Last year, U.S. Representative Michael McCaul and Senator Bill Hagerty called on Commerce Secretary Gina Raimondo to add YMTC to the U.S. Entity List, citing “facts that link YMTC to the CCP military, the Party-state, and a national semiconductor plan designed to deplete the U.S. defense industrial base.”

A December 2020 analysis by James Mulvenon, Director of Intelligence Integration for SOS International, detailed YMTC’s ties to the Chinese military. Those include senior executives’ involvement with China’s military modernization program and an ownership stake by the recently bankrupted Tsinghua Unigroup, which supplied the People’s Liberation Army.

In 2020, former U.S. Representative Robert Pittenger and Dr. Roslyn Layton warned that “slow-moving” export controls have bought time for Chinese state-owned entities, like YMTC, to game the system—a problem exacerbated by the vacancy at the head of the Bureau of Industry and Security (BIS), the agency responsible for implementing export controls on sensitive U.S. technology.

“The United States needs to protect its innovation base from China and cannot blindly allow its technological advantage to be acquired by China’s state-owned enterprises and ‘national champions,’” Mr. Mulvenon wrote last year.

Apple’s consideration of partnering with YMTC—which Light Reading explains may be due to “pressure from the Chinese Communist Party to use YMTC for products sold in China” (last year Apple’s revenues from sales to China grew 70%, making it the company’s fastest growing market)—sends an alarming message, for several reasons.

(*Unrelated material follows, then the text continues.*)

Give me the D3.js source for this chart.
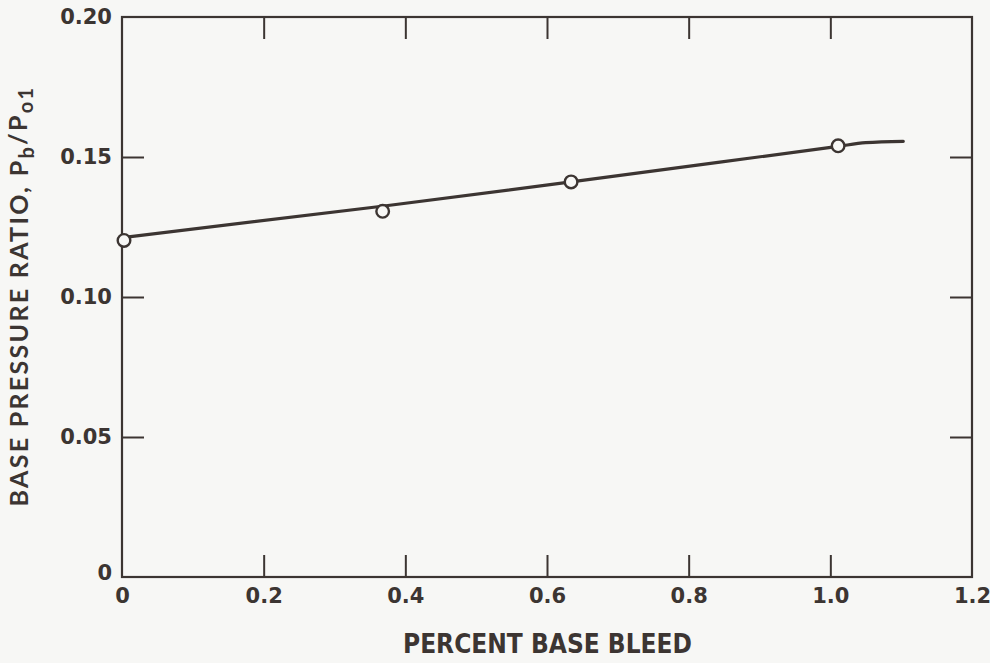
<!DOCTYPE html>
<html>
<head>
<meta charset="utf-8">
<script src="https://cdn.jsdelivr.net/npm/d3@7"></script>
<style>
  html, body { margin: 0; padding: 0; background: #f7f7f5; }
  svg { display: block; }
</style>
</head>
<body>
<svg id="chart" width="990" height="663"></svg>
<script>
// ---- data ----
const bleedPoints = [0.0, 0.368, 0.634, 1.011];          // percent base bleed (measured points)
const ratioPoints = [0.1202, 0.1306, 0.1411, 0.1540];    // Pb/Po1 at the measured points
const curveX = [0.0, 0.37, 0.634, 1.011, 1.05, 1.103];   // faired curve
const curveY = [0.1212, 0.1325, 0.1411, 0.1538, 0.1551, 0.1556];
const xTickValues = [0, 0.2, 0.4, 0.6, 0.8, 1.0, 1.2];
const xTickLabels = ["0", "0.2", "0.4", "0.6", "0.8", "1.0", "1.2"];
const yTickValues = [0, 0.05, 0.10, 0.15, 0.20];
const yTickLabels = ["0", "0.05", "0.10", "0.15", "0.20"];

const ink = "#3c3532";
const bg = "#f7f7f5";
const svg = d3.select("#chart");
svg.append("rect").attr("width", 990).attr("height", 663).attr("fill", bg);

const L = 122, R = 972, T = 17, B = 577;
const x = d3.scaleLinear().domain([0, 1.2]).range([L, R]);
const y = d3.scaleLinear().domain([0, 0.2]).range([B, T]);
const tickLen = 22;
const tickFont = "'DejaVu Sans', sans-serif";
const font = "Lato, 'DejaVu Sans', sans-serif";

// frame
svg.append("rect")
  .attr("x", x(0)).attr("y", y(0.2))
  .attr("width", x(1.2) - x(0)).attr("height", y(0) - y(0.2))
  .attr("fill", "none").attr("stroke", ink).attr("stroke-width", 2.2);

const inner = xTickValues.filter(v => v > 0 && v < 1.2);
const innerY = yTickValues.filter(v => v > 0 && v < 0.2);

// bottom axis (labels + inward ticks)
const gx = svg.append("g").attr("transform", `translate(0,${B})`)
  .call(d3.axisBottom(x).tickValues(xTickValues)
    .tickFormat((d, i) => xTickLabels[i])
    .tickSize(-tickLen).tickSizeOuter(0).tickPadding(11));
gx.select(".domain").remove();
gx.selectAll(".tick line").attr("stroke", ink).attr("stroke-width", 2)
  .attr("display", d => inner.includes(d) ? null : "none");
gx.selectAll(".tick text").attr("fill", ink).style("font-family", tickFont)
  .style("font-size", "21px").style("font-weight", 700);

// top ticks
const gt = svg.append("g").attr("transform", `translate(0,${T})`)
  .call(d3.axisTop(x).tickValues(inner).tickFormat("").tickSize(-tickLen).tickSizeOuter(0));
gt.select(".domain").remove();
gt.selectAll(".tick line").attr("stroke", ink).attr("stroke-width", 2);

// left axis
const gy = svg.append("g").attr("transform", `translate(${L},0)`)
  .call(d3.axisLeft(y).tickValues(yTickValues)
    .tickFormat((d, i) => yTickLabels[i])
    .tickSize(-tickLen).tickSizeOuter(0).tickPadding(10));
gy.select(".domain").remove();
gy.selectAll(".tick line").attr("stroke", ink).attr("stroke-width", 2)
  .attr("display", d => innerY.includes(d) ? null : "none");
gy.selectAll(".tick text").attr("fill", ink).style("font-family", tickFont)
  .style("font-size", "21px").style("font-weight", 700);
gy.selectAll(".tick").filter(d => d === 0).select("text").attr("dy", "0.1em");

// right ticks
const gr = svg.append("g").attr("transform", `translate(${R},0)`)
  .call(d3.axisRight(y).tickValues(innerY).tickFormat("").tickSize(-tickLen).tickSizeOuter(0));
gr.select(".domain").remove();
gr.selectAll(".tick line").attr("stroke", ink).attr("stroke-width", 2);

// curve
const curveData = curveX.map((v, i) => [v, curveY[i]]);
svg.append("path").datum(curveData)
  .attr("d", d3.line().x(d => x(d[0])).y(d => y(d[1])).curve(d3.curveMonotoneX))
  .attr("fill", "none").attr("stroke", ink).attr("stroke-width", 3.2)
  .attr("stroke-linecap", "round");

// points
svg.selectAll("circle.pt").data(bleedPoints.map((v, i) => [v, ratioPoints[i]]))
  .join("circle").attr("class", "pt")
  .attr("cx", d => x(d[0]) + (d[0] === 0 ? 2 : 0)).attr("cy", d => y(d[1]))
  .attr("r", 6.3).attr("fill", bg).attr("stroke", ink).attr("stroke-width", 2.4);

// x label
svg.append("text")
  .attr("x", 547.5).attr("y", 653).attr("text-anchor", "middle")
  .attr("fill", ink)
  .attr("textLength", 289).attr("lengthAdjust", "spacing")
  .style("font-family", "'Liberation Sans Narrow', 'DejaVu Sans Condensed', sans-serif")
  .style("font-size", "26px").style("font-weight", 700)
  .text("PERCENT BASE BLEED");

// y label
const yl = svg.append("text")
  .attr("transform", "translate(28,296) rotate(-90)")
  .attr("text-anchor", "middle").attr("fill", ink)
  .style("font-family", font).style("font-size", "25px").style("font-weight", 700)
  .style("letter-spacing", "2.3px");
yl.append("tspan").text("BASE PRESSURE RATIO, P");
yl.append("tspan").attr("dy", "0.3em").style("font-size", "20px").text("b");
yl.append("tspan").attr("dy", "-0.3em").text("/P");
yl.append("tspan").attr("dy", "0.3em").style("font-size", "20px").text("o1");
</script>
</body>
</html>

First, Apple’s engagement lends credibility to YMTC, despite overwhelming evidence that the chipmaker is involved in the CCP’s global ambitions. As one of the largest and most recognized U.S. brands, Apple’s actions could motivate other American companies to trust products made by Chinese state-owned entities, even though those may contain vulnerabilities that could be exploited by the Chinese military against U.S. interests.

Perhaps more alarming, should Apple decide to rely on YMTC to supply the memory chips for its iPhone 14, it would provide material support to the CCP’s ambitions to dominate the global NAND market. This would accelerate what Dylan Patel, a leading semiconductor industry analyst, called the impending “NAND Apocalypse.”

“YMTC is able to produce NAND memory chips, critical memory that’s used in nearly every device and server and military application,” Mr. Patel cautioned, noting that YMTC is the beneficiary of significant subsidies from the Chinese government. “They will be able to essentially cause margins in the entire industry to fall heavily due to these huge subsidies… like [the CCP has] in other industries in the past, such as solar.”

The revelation that Apple is in talks with China’s “national champion” semiconductor manufacturer should raise red flags for the Biden Administration, which has called maintaining the United States’ competitive advantage in this critical field a “national security issue.”

Apple’s partnership with YMTC could put millions of Americans’ personal information at risk and create serious vulnerabilities in U.S. defenses. Policymakers must act—and they have a very narrow window to do so.